__Description of the task__
Copy every line that holds "chart".

__Data segment__
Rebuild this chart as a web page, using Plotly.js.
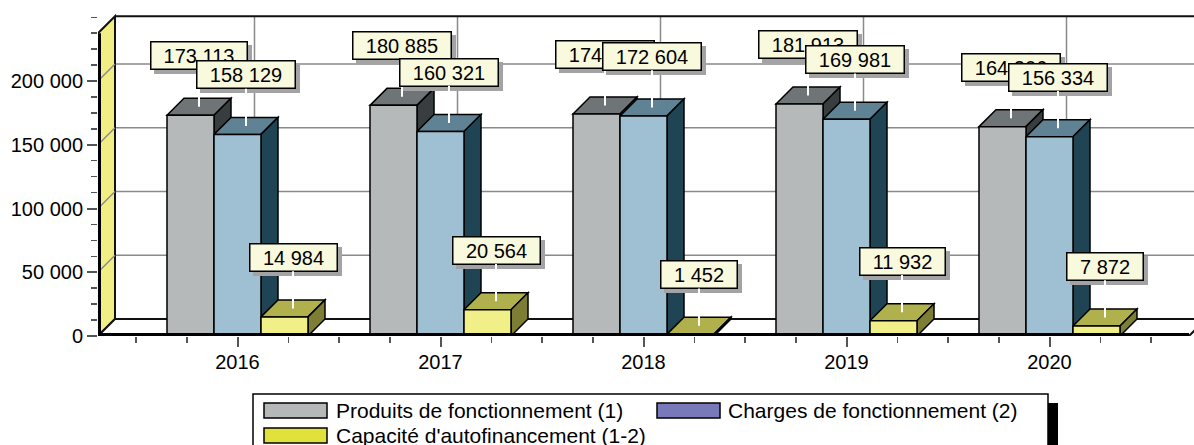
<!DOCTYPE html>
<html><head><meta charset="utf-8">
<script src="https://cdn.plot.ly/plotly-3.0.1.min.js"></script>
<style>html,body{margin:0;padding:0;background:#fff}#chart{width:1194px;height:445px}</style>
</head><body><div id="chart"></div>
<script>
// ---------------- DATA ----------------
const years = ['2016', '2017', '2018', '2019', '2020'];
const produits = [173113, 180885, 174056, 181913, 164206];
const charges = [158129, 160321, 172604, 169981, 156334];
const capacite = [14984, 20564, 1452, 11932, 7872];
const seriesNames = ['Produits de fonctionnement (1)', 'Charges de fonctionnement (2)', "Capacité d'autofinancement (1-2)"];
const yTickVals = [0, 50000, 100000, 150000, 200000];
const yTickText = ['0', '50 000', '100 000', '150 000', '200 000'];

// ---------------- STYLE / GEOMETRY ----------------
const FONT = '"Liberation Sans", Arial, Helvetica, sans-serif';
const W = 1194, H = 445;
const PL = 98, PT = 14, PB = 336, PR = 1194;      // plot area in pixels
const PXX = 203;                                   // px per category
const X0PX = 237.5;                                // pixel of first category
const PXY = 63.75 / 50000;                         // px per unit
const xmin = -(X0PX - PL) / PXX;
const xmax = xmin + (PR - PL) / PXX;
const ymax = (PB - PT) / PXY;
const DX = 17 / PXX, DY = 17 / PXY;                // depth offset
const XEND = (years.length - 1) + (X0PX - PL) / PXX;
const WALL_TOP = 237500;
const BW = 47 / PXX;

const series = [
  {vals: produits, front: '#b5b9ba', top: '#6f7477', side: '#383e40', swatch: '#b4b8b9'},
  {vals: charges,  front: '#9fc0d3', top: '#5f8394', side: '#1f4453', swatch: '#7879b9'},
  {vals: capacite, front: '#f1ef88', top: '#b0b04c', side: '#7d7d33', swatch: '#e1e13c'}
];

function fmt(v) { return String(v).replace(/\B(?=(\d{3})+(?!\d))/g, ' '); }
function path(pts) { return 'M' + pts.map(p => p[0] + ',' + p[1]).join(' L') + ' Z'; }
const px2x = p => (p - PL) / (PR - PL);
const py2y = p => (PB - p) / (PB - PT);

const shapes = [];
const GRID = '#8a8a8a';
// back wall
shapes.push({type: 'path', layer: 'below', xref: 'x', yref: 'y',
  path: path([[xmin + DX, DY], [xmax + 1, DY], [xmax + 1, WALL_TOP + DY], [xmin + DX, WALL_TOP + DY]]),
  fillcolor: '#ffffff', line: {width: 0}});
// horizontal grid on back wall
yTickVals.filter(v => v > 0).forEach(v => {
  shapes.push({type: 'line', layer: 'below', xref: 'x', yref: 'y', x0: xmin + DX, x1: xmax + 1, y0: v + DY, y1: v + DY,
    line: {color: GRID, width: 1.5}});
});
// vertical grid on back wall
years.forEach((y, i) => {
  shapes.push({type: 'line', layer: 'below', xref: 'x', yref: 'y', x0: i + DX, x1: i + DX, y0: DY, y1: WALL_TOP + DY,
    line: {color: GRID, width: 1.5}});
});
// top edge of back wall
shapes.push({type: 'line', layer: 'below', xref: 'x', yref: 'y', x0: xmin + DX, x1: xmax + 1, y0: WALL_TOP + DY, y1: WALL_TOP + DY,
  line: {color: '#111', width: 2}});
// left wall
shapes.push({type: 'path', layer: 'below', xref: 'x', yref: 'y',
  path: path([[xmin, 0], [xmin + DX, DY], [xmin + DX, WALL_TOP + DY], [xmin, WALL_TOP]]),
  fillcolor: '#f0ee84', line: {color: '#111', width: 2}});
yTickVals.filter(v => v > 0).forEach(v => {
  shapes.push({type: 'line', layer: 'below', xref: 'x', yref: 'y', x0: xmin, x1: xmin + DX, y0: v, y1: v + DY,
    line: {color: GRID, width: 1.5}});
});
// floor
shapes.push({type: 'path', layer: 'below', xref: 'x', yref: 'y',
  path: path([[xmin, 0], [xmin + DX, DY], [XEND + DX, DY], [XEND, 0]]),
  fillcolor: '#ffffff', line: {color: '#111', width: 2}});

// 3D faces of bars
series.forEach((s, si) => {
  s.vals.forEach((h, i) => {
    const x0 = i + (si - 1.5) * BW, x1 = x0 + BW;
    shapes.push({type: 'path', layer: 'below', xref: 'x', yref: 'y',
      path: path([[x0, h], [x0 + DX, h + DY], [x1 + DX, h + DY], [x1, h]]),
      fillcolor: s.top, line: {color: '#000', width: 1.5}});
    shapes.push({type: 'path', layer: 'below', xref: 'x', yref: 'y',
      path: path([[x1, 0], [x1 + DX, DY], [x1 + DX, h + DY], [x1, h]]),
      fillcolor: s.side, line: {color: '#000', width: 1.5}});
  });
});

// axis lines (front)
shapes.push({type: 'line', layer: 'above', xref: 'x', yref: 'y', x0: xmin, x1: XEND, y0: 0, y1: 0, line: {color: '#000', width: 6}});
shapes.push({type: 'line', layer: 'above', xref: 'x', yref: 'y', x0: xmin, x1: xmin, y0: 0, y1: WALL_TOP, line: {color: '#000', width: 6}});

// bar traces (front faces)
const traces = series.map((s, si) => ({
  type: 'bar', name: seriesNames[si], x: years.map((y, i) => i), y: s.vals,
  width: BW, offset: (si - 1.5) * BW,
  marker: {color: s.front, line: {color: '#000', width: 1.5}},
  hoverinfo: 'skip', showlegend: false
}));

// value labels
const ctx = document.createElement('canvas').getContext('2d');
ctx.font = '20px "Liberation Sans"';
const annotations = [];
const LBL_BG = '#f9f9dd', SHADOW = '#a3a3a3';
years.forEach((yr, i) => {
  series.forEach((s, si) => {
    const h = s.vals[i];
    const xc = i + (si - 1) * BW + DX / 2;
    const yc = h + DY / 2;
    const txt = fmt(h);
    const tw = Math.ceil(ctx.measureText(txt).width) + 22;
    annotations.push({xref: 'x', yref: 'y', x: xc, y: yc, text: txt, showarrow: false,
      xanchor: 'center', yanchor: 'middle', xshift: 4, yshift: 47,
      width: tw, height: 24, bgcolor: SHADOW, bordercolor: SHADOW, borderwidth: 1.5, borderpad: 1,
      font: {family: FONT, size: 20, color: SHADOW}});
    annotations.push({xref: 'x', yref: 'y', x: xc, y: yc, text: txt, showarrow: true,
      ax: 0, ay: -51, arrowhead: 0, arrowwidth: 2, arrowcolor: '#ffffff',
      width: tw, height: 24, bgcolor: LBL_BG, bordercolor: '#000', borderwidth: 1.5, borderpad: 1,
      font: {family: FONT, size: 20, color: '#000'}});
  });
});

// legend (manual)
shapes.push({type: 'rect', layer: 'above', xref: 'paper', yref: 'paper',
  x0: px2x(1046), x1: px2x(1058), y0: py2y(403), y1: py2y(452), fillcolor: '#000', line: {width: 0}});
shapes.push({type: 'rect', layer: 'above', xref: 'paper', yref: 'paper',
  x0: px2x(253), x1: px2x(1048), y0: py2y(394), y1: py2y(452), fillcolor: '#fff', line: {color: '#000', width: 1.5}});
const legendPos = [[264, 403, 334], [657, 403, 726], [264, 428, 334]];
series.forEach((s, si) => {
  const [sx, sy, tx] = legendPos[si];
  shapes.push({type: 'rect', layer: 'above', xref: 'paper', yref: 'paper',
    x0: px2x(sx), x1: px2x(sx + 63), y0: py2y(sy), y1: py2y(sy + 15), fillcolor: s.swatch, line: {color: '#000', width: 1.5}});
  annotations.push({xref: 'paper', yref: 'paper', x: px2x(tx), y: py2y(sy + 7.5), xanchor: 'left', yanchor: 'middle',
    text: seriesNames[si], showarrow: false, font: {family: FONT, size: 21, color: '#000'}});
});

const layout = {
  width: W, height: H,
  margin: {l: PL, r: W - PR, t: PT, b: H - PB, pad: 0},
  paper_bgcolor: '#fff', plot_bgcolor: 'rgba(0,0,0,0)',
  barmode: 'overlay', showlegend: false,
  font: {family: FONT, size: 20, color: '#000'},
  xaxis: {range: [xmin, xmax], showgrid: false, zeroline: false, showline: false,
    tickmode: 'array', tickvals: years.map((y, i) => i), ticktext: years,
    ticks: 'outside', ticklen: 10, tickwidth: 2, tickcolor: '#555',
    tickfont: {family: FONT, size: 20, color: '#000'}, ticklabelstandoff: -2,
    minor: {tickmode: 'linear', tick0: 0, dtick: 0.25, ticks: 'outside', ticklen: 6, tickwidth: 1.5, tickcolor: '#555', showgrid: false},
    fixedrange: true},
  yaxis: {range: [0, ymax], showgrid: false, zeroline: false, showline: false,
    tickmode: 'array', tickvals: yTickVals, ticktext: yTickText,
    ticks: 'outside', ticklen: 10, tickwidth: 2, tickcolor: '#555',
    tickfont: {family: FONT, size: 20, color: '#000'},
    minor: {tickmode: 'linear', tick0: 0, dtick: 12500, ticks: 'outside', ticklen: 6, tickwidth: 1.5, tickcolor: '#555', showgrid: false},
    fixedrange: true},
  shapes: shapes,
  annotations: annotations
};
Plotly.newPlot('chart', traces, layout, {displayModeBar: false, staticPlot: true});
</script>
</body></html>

__Solution for this task__
Rebuild this chart as a web page, using Plotly.js.
<style>html,body{margin:0;padding:0;background:#fff}#chart{width:1194px;height:445px}</style>
</head><body><div id="chart"></div>
Plotly.newPlot('chart', traces, layout, {displayModeBar: false, staticPlot: true});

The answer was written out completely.